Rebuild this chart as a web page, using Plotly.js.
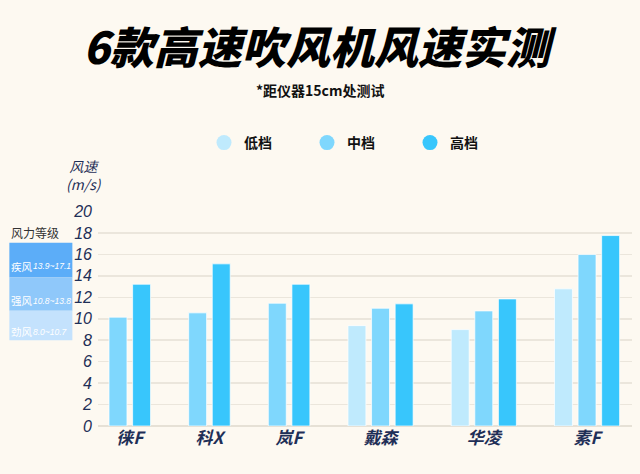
<!DOCTYPE html>
<html>
<head>
<meta charset="utf-8">
<script src="https://cdn.plot.ly/plotly-3.0.1.min.js"></script>
<style>
  html, body { margin: 0; padding: 0; background: #fdf9f1; }
  #chart { width: 640px; height: 474px; }
</style>
</head>
<body>
<div id="chart"></div>
<script>
// data
const models = ["徕F", "科X", "岚F", "戴森", "华凌", "素F"];
const levelNames = ["低档", "中档", "高档"];
const lowSpeed = [null, null, null, 9.36, 8.99, 12.79];
const midSpeed = [10.15, 10.55, 11.45, 10.98, 10.73, 15.99];
const highSpeed = [13.22, 15.12, 13.22, 11.39, 11.85, 17.76];

const gradeNames = ["疾风", "强风", "劲风"];
const gradeLow = [13.9, 10.8, 8.0];
const gradeHigh = [17.1, 13.8, 10.7];

const yTicks = [0, 2, 4, 6, 8, 10, 12, 14, 16, 18, 20];

const levelColors = ["#bfeafd", "#7fd7fd", "#38c6fc"];
const gradeColors = ["#5cadf8", "#8fc8fa", "#c4e2fd"];
const navy = "#1f2f57";

// lay bars out one after another, skipping missing ones, with a gap between models
const series = [lowSpeed, midSpeed, highSpeed];
const groupGap = 1.375;
const barX = series.map(() => models.map(() => null));
const centers = [];
let k = 0;
models.forEach((m, g) => {
    const xs = [];
    series.forEach((s, i) => {
        if (s[g] !== null) {
            const x = k + g * groupGap;
            barX[i][g] = x;
            xs.push(x);
            k++;
        }
    });
    centers.push(xs.reduce((a, b) => a + b, 0) / xs.length);
});

const traces = series.map((s, i) => ({
    type: "bar",
    x: barX[i],
    y: s,
    width: 0.76,
    name: levelNames[i],
    marker: {
        color: levelColors[i],
        line: { color: "rgba(255,255,255,0.7)", width: 1 }
    },
    showlegend: false,
    hoverinfo: "skip"
}));

// round legend markers
levelNames.forEach((n, i) => {
    traces.push({
        type: "scatter",
        mode: "markers",
        x: [null],
        y: [null],
        name: n,
        marker: { color: levelColors[i], size: 15, symbol: "circle" }
    });
});

const shapes = [];
const annotations = [];

gradeNames.forEach((n, i) => {
    const top = i === 0 ? gradeHigh[i] : (gradeHigh[i] + gradeLow[i - 1]) / 2;
    const bottom = i === gradeNames.length - 1 ? gradeLow[i] : (gradeLow[i] + gradeHigh[i + 1]) / 2;
    const mid = (top + bottom) / 2 - 0.6;
    shapes.push({
        type: "rect",
        xref: "paper", yref: "y",
        x0: -0.166, x1: -0.048,
        y0: bottom, y1: top,
        fillcolor: gradeColors[i],
        line: { width: 0 },
        layer: "below"
    });
    annotations.push(
        {
            xref: "paper", yref: "y",
            x: -0.166, xshift: 0, y: mid,
            xanchor: "left", yanchor: "middle",
            showarrow: false,
            text: n,
            font: { family: "Noto Sans CJK SC", size: 10.5, color: "#ffffff" }
        },
        {
            xref: "paper", yref: "y",
            x: -0.166, xshift: 22, y: mid,
            xanchor: "left", yanchor: "middle",
            showarrow: false,
            text: gradeLow[i].toFixed(1) + "~" + gradeHigh[i].toFixed(1),
            font: { family: "Liberation Sans", style: "italic", size: 8.5, color: "#ffffff" }
        }
    );
});

// centre of the page, in plot-area paper units
const pageMid = (320 - 98) / 534;

annotations.push(
    {
        xref: "paper", yref: "paper",
        x: pageMid, y: 1, yshift: 166,
        xanchor: "center", yanchor: "middle",
        showarrow: false,
        text: "<i>6款高速吹风机风速实测</i>",
        font: { family: "Noto Sans CJK SC", size: 44, color: "#000000", weight: 900 }
    },
    {
        xref: "paper", yref: "paper",
        x: pageMid, y: 1, yshift: 121,
        xanchor: "center", yanchor: "middle",
        showarrow: false,
        text: "*距仪器15cm处测试",
        font: { family: "Noto Sans CJK SC", size: 14, color: "#111111", weight: 700 }
    },
    {
        xref: "paper", yref: "paper",
        x: -0.027, y: 1, yshift: 36,
        xanchor: "center", yanchor: "middle",
        showarrow: false,
        text: "<i>风速<br>(m/s)</i>",
        font: { family: "Noto Sans CJK SC", size: 14, color: navy }
    },
    {
        xref: "paper", yref: "paper",
        x: -0.166, y: 1, yshift: -21,
        xanchor: "left", yanchor: "middle",
        showarrow: false,
        text: "风力等级",
        font: { family: "Noto Sans CJK SC", size: 12, color: "#333333" }
    }
);

const layout = {
    width: 640,
    height: 474,
    paper_bgcolor: "#fdf9f1",
    plot_bgcolor: "#fdf9f1",
    margin: { l: 98, r: 8, t: 211, b: 48, pad: 0 },
    barmode: "overlay",
    showlegend: true,
    legend: {
        orientation: "h",
        x: (204 - 98) / 534, xanchor: "left",
        y: 1 + 68 / 215, yanchor: "middle", yref: "paper",
        font: { family: "Noto Sans CJK SC", size: 14, color: "#111111", weight: 700 },
        entrywidth: 58,
        entrywidthmode: "pixels",
        itemwidth: 30,
        bgcolor: "rgba(0,0,0,0)"
    },
    xaxis: {
        type: "linear",
        range: [-0.847, 21.78],
        tickvals: centers,
        ticktext: models.map(m => "<i>" + m + "</i>"),
        tickfont: { family: "Noto Sans CJK SC", size: 17, color: navy, weight: 700 },
        showgrid: false,
        zeroline: false,
        showline: false,
        ticks: ""
    },
    yaxis: {
        range: [0, 20.05],
        tickvals: yTicks,
        tickfont: { family: "Liberation Sans", style: "italic", size: 16, color: navy },
        gridcolor: "#ebe6dc",
        gridwidth: 1.5,
        zeroline: true,
        zerolinecolor: "#e6e1d6",
        zerolinewidth: 1.5,
        showline: false,
        ticks: "",
        ticklabelstandoff: 5
    },
    shapes: shapes,
    annotations: annotations
};

Plotly.newPlot("chart", traces, layout, { displayModeBar: false, staticPlot: true });
</script>
</body>
</html>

What the task asks:
Set the pictures aside and transcribe the data above exactly.

Right answer:
Rebuild this chart as a web page, using Plotly.js.
<!DOCTYPE html>
<html>
<head>
<meta charset="utf-8">
<script src="https://cdn.plot.ly/plotly-3.0.1.min.js"></script>
<style>
  html, body { margin: 0; padding: 0; background: #fdf9f1; }
  #chart { width: 640px; height: 474px; }
</style>
</head>
<body>
<div id="chart"></div>
<script>
// data
const models = ["徕F", "科X", "岚F", "戴森", "华凌", "素F"];
const levelNames = ["低档", "中档", "高档"];
const lowSpeed = [null, null, null, 9.36, 8.99, 12.79];
const midSpeed = [10.15, 10.55, 11.45, 10.98, 10.73, 15.99];
const highSpeed = [13.22, 15.12, 13.22, 11.39, 11.85, 17.76];

const gradeNames = ["疾风", "强风", "劲风"];
const gradeLow = [13.9, 10.8, 8.0];
const gradeHigh = [17.1, 13.8, 10.7];

const yTicks = [0, 2, 4, 6, 8, 10, 12, 14, 16, 18, 20];

const levelColors = ["#bfeafd", "#7fd7fd", "#38c6fc"];
const gradeColors = ["#5cadf8", "#8fc8fa", "#c4e2fd"];
const navy = "#1f2f57";

// lay bars out one after another, skipping missing ones, with a gap between models
const series = [lowSpeed, midSpeed, highSpeed];
const groupGap = 1.375;
const barX = series.map(() => models.map(() => null));
const centers = [];
let k = 0;
models.forEach((m, g) => {
    const xs = [];
    series.forEach((s, i) => {
        if (s[g] !== null) {
            const x = k + g * groupGap;
            barX[i][g] = x;
            xs.push(x);
            k++;
        }
    });
    centers.push(xs.reduce((a, b) => a + b, 0) / xs.length);
});

const traces = series.map((s, i) => ({
    type: "bar",
    x: barX[i],
    y: s,
    width: 0.76,
    name: levelNames[i],
    marker: {
        color: levelColors[i],
        line: { color: "rgba(255,255,255,0.7)", width: 1 }
    },
    showlegend: false,
    hoverinfo: "skip"
}));

// round legend markers
levelNames.forEach((n, i) => {
    traces.push({
        type: "scatter",
        mode: "markers",
        x: [null],
        y: [null],
        name: n,
        marker: { color: levelColors[i], size: 15, symbol: "circle" }
    });
});

const shapes = [];
const annotations = [];

gradeNames.forEach((n, i) => {
    const top = i === 0 ? gradeHigh[i] : (gradeHigh[i] + gradeLow[i - 1]) / 2;
    const bottom = i === gradeNames.length - 1 ? gradeLow[i] : (gradeLow[i] + gradeHigh[i + 1]) / 2;
    const mid = (top + bottom) / 2 - 0.6;
    shapes.push({
        type: "rect",
        xref: "paper", yref: "y",
        x0: -0.166, x1: -0.048,
        y0: bottom, y1: top,
        fillcolor: gradeColors[i],
        line: { width: 0 },
        layer: "below"
    });
    annotations.push(
        {
            xref: "paper", yref: "y",
            x: -0.166, xshift: 0, y: mid,
            xanchor: "left", yanchor: "middle",
            showarrow: false,
            text: n,
            font: { family: "Noto Sans CJK SC", size: 10.5, color: "#ffffff" }
        },
        {
            xref: "paper", yref: "y",
            x: -0.166, xshift: 22, y: mid,
            xanchor: "left", yanchor: "middle",
            showarrow: false,
            text: gradeLow[i].toFixed(1) + "~" + gradeHigh[i].toFixed(1),
            font: { family: "Liberation Sans", style: "italic", size: 8.5, color: "#ffffff" }
        }
    );
});

// centre of the page, in plot-area paper units
const pageMid = (320 - 98) / 534;

annotations.push(
    {
        xref: "paper", yref: "paper",
        x: pageMid, y: 1, yshift: 166,
        xanchor: "center", yanchor: "middle",
        showarrow: false,
        text: "<i>6款高速吹风机风速实测</i>",
        font: { family: "Noto Sans CJK SC", size: 44, color: "#000000", weight: 900 }
    },
    {
        xref: "paper", yref: "paper",
        x: pageMid, y: 1, yshift: 121,
        xanchor: "center", yanchor: "middle",
        showarrow: false,
        text: "*距仪器15cm处测试",
        font: { family: "Noto Sans CJK SC", size: 14, color: "#111111", weight: 700 }
    },
    {
        xref: "paper", yref: "paper",
        x: -0.027, y: 1, yshift: 36,
        xanchor: "center", yanchor: "middle",
        showarrow: false,
        text: "<i>风速<br>(m/s)</i>",
        font: { family: "Noto Sans CJK SC", size: 14, color: navy }
    },
    {
        xref: "paper", yref: "paper",
        x: -0.166, y: 1, yshift: -21,
        xanchor: "left", yanchor: "middle",
        showarrow: false,
        text: "风力等级",
        font: { family: "Noto Sans CJK SC", size: 12, color: "#333333" }
    }
);

const layout = {
    width: 640,
    height: 474,
    paper_bgcolor: "#fdf9f1",
    plot_bgcolor: "#fdf9f1",
    margin: { l: 98, r: 8, t: 211, b: 48, pad: 0 },
    barmode: "overlay",
    showlegend: true,
    legend: {
        orientation: "h",
        x: (204 - 98) / 534, xanchor: "left",
        y: 1 + 68 / 215, yanchor: "middle", yref: "paper",
        font: { family: "Noto Sans CJK SC", size: 14, color: "#111111", weight: 700 },
        entrywidth: 58,
        entrywidthmode: "pixels",
        itemwidth: 30,
        bgcolor: "rgba(0,0,0,0)"
    },
    xaxis: {
        type: "linear",
        range: [-0.847, 21.78],
        tickvals: centers,
        ticktext: models.map(m => "<i>" + m + "</i>"),
        tickfont: { family: "Noto Sans CJK SC", size: 17, color: navy, weight: 700 },
        showgrid: false,
        zeroline: false,
        showline: false,
        ticks: ""
    },
    yaxis: {
        range: [0, 20.05],
        tickvals: yTicks,
        tickfont: { family: "Liberation Sans", style: "italic", size: 16, color: navy },
        gridcolor: "#ebe6dc",
        gridwidth: 1.5,
        zeroline: true,
        zerolinecolor: "#e6e1d6",
        zerolinewidth: 1.5,
        showline: false,
        ticks: "",
        ticklabelstandoff: 5
    },
    shapes: shapes,
    annotations: annotations
};

Plotly.newPlot("chart", traces, layout, { displayModeBar: false, staticPlot: true });
</script>
</body>
</html>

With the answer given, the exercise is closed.